* Start Available data *
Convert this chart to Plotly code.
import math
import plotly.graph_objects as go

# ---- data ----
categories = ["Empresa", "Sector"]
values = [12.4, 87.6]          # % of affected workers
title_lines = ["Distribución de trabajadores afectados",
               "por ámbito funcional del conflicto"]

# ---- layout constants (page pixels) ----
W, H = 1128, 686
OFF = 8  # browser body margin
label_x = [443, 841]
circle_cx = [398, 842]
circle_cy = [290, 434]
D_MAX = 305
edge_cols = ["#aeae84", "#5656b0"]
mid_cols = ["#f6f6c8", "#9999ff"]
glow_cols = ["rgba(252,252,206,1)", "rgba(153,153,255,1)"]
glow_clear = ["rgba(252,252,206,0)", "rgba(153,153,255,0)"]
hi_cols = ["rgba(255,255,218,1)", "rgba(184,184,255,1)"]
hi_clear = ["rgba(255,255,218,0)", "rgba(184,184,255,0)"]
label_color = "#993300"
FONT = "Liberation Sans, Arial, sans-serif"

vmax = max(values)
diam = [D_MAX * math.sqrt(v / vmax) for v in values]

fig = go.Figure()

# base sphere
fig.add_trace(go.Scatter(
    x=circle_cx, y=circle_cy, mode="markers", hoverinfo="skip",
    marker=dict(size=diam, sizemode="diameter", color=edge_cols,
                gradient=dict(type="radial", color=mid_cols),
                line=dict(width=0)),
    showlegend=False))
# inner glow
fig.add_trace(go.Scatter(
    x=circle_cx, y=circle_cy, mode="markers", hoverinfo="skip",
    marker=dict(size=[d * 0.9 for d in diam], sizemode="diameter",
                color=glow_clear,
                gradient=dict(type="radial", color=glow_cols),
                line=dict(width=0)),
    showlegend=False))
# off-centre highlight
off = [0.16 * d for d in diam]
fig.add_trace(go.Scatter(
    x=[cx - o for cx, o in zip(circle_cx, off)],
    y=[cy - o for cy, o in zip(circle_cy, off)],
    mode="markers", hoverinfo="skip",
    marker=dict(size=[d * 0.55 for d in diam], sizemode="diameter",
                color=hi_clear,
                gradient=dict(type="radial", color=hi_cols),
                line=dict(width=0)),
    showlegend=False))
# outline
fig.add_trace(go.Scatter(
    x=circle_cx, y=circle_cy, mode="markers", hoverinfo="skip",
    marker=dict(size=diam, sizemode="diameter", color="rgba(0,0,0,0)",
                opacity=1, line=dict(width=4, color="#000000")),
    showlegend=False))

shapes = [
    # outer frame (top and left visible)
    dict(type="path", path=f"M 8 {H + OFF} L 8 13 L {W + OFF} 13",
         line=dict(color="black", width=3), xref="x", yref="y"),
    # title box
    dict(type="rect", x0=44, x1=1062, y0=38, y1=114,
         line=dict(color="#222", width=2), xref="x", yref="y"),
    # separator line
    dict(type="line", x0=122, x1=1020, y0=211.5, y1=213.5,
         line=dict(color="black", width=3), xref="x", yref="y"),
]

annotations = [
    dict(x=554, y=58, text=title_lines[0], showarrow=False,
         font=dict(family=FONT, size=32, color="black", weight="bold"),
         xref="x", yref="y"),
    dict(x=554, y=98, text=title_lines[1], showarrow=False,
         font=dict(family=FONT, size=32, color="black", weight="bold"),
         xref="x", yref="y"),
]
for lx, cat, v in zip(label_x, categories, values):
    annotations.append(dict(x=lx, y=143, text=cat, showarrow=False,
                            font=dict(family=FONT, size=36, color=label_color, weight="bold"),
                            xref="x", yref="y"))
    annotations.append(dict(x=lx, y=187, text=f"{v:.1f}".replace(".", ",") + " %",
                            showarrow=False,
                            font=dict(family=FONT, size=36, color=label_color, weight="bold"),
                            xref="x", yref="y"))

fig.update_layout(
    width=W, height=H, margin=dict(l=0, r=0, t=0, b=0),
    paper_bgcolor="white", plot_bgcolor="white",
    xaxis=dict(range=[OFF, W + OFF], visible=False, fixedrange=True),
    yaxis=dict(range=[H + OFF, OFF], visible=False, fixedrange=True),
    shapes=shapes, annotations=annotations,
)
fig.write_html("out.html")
* End Available data *
* Start Available data *
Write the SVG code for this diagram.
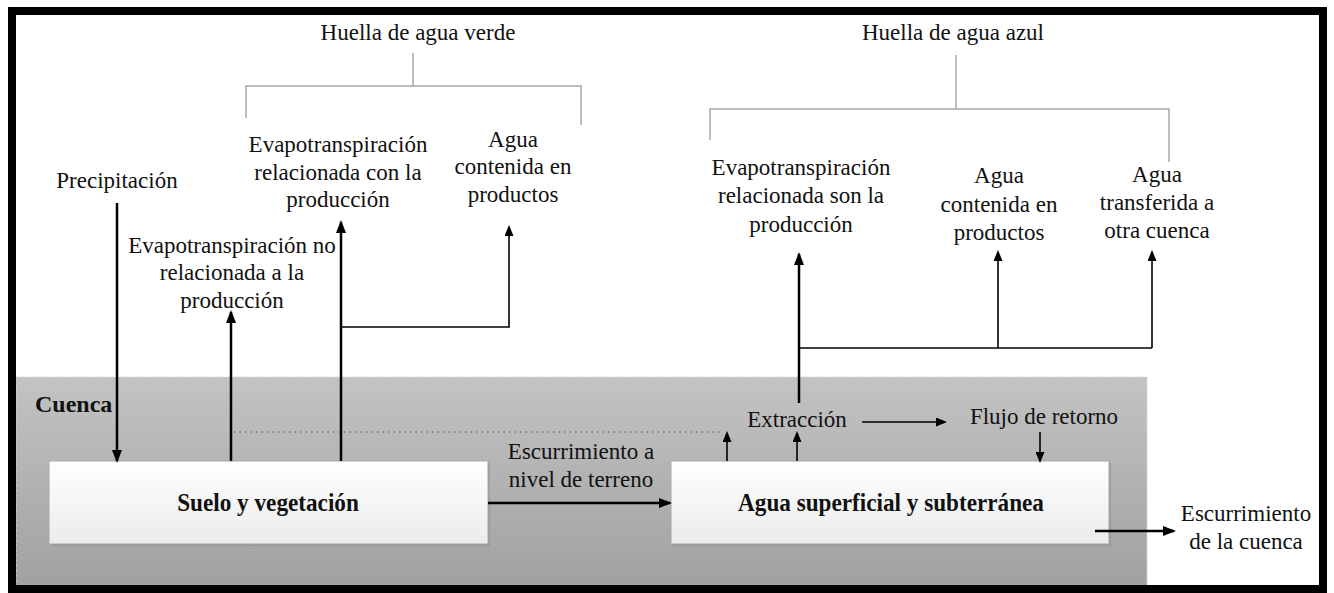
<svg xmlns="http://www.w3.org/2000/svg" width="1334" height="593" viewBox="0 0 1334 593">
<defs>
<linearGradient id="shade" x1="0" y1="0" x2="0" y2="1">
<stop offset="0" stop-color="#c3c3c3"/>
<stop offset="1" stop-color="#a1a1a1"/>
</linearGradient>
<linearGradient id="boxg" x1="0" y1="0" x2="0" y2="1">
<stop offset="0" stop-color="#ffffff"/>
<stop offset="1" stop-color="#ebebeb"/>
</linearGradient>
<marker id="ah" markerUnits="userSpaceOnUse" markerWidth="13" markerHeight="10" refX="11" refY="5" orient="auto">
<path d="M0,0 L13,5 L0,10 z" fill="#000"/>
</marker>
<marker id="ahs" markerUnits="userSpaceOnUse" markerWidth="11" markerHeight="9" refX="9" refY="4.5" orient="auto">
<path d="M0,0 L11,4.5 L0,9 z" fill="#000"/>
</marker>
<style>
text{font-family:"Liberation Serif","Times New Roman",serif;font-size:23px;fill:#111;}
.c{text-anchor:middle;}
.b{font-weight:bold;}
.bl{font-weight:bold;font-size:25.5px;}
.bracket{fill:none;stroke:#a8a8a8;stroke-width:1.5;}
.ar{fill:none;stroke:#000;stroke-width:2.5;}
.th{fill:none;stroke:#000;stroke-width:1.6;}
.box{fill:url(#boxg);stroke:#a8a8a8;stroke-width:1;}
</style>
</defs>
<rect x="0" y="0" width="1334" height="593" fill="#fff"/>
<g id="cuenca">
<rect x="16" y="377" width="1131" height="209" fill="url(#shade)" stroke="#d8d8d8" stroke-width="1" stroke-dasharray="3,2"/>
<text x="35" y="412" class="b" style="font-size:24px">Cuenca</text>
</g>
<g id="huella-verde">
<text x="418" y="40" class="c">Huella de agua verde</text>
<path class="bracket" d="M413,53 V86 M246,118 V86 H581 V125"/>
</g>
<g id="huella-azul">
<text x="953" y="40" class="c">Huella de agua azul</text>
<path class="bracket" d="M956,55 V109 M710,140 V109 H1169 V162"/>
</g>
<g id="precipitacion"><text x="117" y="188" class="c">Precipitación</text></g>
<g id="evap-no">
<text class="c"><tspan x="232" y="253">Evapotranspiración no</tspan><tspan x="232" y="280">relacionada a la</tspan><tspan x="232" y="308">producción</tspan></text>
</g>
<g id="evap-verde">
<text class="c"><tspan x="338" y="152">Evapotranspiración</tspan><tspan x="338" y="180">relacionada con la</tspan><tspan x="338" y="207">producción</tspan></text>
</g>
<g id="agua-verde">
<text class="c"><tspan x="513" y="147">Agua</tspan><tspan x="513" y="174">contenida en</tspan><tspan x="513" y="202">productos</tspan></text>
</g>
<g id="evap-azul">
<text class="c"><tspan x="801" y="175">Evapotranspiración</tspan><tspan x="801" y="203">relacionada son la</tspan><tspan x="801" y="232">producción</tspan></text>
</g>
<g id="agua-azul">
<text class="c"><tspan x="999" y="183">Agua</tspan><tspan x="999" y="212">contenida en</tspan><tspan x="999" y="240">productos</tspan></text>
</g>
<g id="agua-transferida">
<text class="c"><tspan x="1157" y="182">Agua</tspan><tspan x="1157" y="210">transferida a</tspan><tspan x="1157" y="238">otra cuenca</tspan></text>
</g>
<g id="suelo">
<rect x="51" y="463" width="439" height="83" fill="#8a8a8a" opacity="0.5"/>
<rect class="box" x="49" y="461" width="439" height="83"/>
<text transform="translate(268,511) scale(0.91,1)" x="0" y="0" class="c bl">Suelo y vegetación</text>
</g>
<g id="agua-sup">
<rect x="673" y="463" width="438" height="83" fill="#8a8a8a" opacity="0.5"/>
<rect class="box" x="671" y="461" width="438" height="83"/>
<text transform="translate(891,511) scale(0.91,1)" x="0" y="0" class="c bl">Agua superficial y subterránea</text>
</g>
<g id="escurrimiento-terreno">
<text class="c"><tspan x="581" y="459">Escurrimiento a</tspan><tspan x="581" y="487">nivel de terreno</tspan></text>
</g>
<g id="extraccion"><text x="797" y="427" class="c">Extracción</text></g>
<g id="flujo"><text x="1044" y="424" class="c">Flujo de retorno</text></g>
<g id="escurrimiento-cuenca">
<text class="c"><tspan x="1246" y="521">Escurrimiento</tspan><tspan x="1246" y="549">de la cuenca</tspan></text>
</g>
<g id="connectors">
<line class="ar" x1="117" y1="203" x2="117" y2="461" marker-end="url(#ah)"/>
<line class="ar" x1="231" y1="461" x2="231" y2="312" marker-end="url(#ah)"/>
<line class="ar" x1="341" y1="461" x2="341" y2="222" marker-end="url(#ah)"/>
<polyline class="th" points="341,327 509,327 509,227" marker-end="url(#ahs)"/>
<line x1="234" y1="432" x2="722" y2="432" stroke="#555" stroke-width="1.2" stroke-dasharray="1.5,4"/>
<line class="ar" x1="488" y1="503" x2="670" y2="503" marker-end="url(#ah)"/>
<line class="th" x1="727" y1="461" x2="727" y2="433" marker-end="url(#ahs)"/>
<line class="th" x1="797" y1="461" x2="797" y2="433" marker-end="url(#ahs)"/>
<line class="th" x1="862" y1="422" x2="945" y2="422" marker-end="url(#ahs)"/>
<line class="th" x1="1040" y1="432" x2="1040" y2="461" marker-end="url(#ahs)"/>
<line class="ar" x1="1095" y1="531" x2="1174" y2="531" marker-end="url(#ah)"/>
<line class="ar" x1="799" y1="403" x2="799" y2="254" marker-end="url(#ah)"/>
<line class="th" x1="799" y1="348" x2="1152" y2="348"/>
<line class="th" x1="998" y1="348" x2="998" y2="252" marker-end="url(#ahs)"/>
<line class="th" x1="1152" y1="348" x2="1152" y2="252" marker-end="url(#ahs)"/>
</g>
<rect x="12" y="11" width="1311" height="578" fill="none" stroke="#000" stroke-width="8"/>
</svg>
* End Available data *
* Start Available data *
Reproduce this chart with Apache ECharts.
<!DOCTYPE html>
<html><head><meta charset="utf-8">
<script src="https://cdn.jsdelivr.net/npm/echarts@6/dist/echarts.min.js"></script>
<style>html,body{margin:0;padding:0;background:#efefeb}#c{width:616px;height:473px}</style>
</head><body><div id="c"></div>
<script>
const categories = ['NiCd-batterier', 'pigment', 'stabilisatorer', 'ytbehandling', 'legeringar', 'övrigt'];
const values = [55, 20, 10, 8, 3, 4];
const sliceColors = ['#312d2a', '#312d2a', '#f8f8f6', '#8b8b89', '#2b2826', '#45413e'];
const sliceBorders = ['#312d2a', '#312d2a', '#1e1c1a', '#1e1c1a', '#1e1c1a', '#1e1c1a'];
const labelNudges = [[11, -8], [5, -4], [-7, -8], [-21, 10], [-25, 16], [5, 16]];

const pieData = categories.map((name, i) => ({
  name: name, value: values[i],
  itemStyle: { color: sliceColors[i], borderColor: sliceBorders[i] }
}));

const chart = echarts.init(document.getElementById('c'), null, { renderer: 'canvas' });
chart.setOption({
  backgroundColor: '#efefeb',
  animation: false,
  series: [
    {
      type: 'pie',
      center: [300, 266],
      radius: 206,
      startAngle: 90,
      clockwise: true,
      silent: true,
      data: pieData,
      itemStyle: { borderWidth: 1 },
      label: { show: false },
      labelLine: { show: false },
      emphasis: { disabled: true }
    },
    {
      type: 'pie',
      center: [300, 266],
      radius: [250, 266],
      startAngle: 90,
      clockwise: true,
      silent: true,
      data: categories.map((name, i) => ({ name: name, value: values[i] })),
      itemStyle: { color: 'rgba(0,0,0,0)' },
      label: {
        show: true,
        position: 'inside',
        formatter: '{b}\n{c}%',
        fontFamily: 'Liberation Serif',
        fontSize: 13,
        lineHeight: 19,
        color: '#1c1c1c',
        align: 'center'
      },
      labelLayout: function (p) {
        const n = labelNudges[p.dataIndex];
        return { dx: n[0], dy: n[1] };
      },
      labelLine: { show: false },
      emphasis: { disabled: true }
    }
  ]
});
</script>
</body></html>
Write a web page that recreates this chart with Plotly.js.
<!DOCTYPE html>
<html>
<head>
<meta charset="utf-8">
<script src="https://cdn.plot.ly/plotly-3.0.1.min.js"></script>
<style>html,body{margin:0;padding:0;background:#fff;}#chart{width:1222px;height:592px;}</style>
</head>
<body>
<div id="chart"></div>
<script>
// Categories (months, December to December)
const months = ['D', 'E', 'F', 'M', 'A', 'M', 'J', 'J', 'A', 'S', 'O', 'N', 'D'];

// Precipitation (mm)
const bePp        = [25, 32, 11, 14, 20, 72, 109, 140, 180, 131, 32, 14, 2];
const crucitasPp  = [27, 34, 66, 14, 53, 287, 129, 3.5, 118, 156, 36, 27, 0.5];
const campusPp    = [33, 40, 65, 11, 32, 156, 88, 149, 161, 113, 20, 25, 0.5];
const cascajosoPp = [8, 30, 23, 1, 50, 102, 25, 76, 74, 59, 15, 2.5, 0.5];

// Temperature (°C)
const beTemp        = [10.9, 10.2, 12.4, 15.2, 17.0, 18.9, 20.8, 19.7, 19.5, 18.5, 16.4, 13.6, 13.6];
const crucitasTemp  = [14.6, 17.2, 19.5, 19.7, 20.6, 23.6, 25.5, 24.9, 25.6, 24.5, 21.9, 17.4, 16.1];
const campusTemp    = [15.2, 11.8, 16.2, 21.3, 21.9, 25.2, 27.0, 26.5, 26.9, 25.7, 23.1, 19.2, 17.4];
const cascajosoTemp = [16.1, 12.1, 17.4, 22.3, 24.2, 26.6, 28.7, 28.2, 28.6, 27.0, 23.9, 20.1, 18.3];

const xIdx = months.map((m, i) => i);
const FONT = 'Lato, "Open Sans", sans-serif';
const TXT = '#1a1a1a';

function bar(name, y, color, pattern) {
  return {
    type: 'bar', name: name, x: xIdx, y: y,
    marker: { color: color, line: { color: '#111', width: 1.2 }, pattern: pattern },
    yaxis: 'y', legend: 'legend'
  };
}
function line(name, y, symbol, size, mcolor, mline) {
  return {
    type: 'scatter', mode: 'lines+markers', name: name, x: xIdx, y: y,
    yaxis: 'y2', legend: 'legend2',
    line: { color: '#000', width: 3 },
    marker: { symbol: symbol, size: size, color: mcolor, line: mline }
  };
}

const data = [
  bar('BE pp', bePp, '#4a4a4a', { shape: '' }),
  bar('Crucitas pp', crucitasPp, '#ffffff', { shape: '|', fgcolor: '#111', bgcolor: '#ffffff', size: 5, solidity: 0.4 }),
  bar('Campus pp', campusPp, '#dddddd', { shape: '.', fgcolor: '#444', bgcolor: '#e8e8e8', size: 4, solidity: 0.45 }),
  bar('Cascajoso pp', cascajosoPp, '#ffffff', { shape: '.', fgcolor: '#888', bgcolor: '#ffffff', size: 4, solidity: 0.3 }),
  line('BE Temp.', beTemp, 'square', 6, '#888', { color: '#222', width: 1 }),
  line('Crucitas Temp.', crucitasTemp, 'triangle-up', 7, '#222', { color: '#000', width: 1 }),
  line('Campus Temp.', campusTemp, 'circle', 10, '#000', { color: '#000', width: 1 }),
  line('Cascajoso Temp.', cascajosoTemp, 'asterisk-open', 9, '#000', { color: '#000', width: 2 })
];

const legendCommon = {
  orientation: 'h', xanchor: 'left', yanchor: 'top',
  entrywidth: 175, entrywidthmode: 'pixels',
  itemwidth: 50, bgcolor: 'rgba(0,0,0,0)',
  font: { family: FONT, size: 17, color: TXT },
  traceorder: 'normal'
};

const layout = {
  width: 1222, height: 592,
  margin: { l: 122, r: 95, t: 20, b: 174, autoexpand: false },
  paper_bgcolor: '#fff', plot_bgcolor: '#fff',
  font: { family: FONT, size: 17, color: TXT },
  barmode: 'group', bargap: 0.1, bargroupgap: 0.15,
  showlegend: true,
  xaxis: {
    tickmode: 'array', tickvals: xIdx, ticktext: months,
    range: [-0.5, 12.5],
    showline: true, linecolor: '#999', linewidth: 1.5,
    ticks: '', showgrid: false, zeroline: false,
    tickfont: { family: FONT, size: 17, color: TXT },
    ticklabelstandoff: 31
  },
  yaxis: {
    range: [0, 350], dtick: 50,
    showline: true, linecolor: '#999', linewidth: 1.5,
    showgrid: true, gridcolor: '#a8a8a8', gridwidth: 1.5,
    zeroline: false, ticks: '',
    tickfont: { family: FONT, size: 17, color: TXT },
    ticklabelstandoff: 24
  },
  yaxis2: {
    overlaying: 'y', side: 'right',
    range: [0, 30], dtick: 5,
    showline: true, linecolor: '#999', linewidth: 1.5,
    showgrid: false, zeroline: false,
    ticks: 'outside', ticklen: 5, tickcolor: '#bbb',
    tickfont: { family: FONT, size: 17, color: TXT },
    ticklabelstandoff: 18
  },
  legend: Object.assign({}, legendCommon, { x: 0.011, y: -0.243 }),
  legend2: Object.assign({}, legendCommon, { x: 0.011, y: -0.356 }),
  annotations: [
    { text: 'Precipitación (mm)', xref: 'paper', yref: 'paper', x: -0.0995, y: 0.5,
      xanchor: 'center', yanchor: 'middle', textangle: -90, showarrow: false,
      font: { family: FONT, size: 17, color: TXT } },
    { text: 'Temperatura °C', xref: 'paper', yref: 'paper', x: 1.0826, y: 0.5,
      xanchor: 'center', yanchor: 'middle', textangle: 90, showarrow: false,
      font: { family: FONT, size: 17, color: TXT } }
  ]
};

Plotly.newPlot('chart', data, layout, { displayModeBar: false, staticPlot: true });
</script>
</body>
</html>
* End Available data *
» Given instruction: Copy exactly, and only, the lines from the one containing "Convert this chart to Plotly code." through the one containing "fig = go.Figure()".

» Answer to this exercise:
Convert this chart to Plotly code.
import math
import plotly.graph_objects as go

# ---- data ----
categories = ["Empresa", "Sector"]
values = [12.4, 87.6]          # % of affected workers
title_lines = ["Distribución de trabajadores afectados",
               "por ámbito funcional del conflicto"]

# ---- layout constants (page pixels) ----
W, H = 1128, 686
OFF = 8  # browser body margin
label_x = [443, 841]
circle_cx = [398, 842]
circle_cy = [290, 434]
D_MAX = 305
edge_cols = ["#aeae84", "#5656b0"]
mid_cols = ["#f6f6c8", "#9999ff"]
glow_cols = ["rgba(252,252,206,1)", "rgba(153,153,255,1)"]
glow_clear = ["rgba(252,252,206,0)", "rgba(153,153,255,0)"]
hi_cols = ["rgba(255,255,218,1)", "rgba(184,184,255,1)"]
hi_clear = ["rgba(255,255,218,0)", "rgba(184,184,255,0)"]
label_color = "#993300"
FONT = "Liberation Sans, Arial, sans-serif"

vmax = max(values)
diam = [D_MAX * math.sqrt(v / vmax) for v in values]

fig = go.Figure()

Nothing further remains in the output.